La nuit du 30 avril au 1er mai, qui est aussi la nuit des saints Philippe et Jacques, a toujours été considérée depuis des temps reculés comme une nuit magique. Au Moyen-âge, on croyait qu'il existait des jours dans l'année propices aux forces du mal. Les gens croyaient également que les sorcières se réunissaient pour un sabbat afin de mettre en application les pouvoirs du diable. C'est pourquoi la nuit du 1er mai est appelée la « nuit des sorcières » - « noc čarodějnic », et les gens s'en défendaient de différentes manières, notamment en faisant des feux à des endroits surélevés.

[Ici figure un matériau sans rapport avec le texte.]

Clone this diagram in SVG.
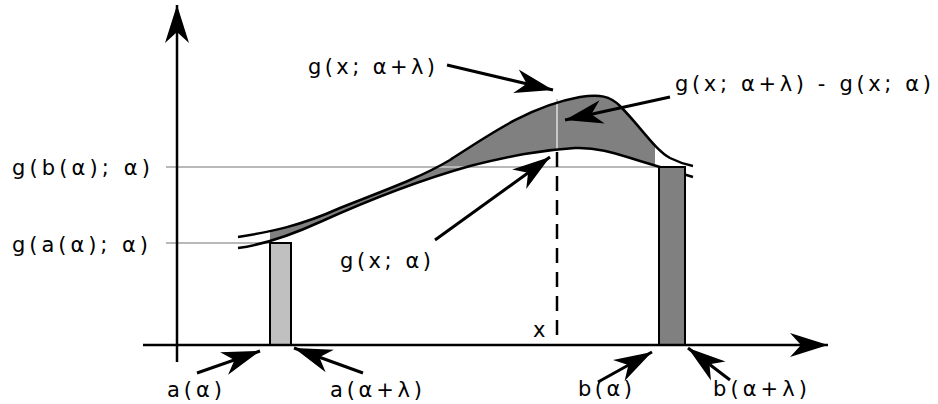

Au fil du temps, ces grands feux, que l'on retrouve par exemple également en Allemagne pour ce qui est appelé la Nuit de Walpurgis, sont donc devenus des brûlages de sorcières, ou plutôt des « bûchers de sorcières » - « pálení čarodějnic », au cours desquelles les jeunes lançaient des balais en feu en l'air pour voir comment les sorcières volaient. Une tradition des feux qui s'est conservée jusqu'à aujourd'hui, comme le précise le folkloriste Frantisek Synek :
« C'est assurément une coutume populaire. C'est une célébration qui se déroule la veille au soir du 1er mai. Beaucoup de pratiques magiques sont liées à cette fête, des pratiques qui sont en fait des restes des relations préchrétiennes qu'entretenait à l'époque la population envers la nature et plus généralement la vie. Avec le jour du 1er mai mais aussi la soirée précédant le 1er mai, la saison du printemps commence véritablement. Le soir du 30 avril, nos ancêtres édifiaient également ce qui en tchèque se dit « máj ». Il s'agit d'un immense tronc d'arbre, d'un mât, qui est installé verticalement et qui sert à indiquer, signifier que le village a été épuré de tous les mauvais esprits qui peuvent endommager les récoltes ou causer du tort à la vie des habitants. Avec le feu, il s'agit donc d'une autre épuration. Le feu, lui, possède une grande force d'épuration et, là aussi, les gens croyaient qu'il avait la capacité de faire fuir le mal du village et d'assurer la prospérité grâce à de bonnes récoltes au cours de l'année à venir. »C'est donc épuré des mauvais esprits et débarrassé des sorcières jusqu'à l'année prochaine que se termine ce « Tchèque du bout de la langue » consacré au bûcher des sorcières, une belle tradition ancestrale qui a donc survécu au temps. En attendant de vous retrouver dès la semaine prochaine pour la découverte d'autres mystères, portez-vous du mieux possible - mějte se co nejlíp!, portez le soleil en vous - slunce v duši, salut et à bientôt - zatím ahoj!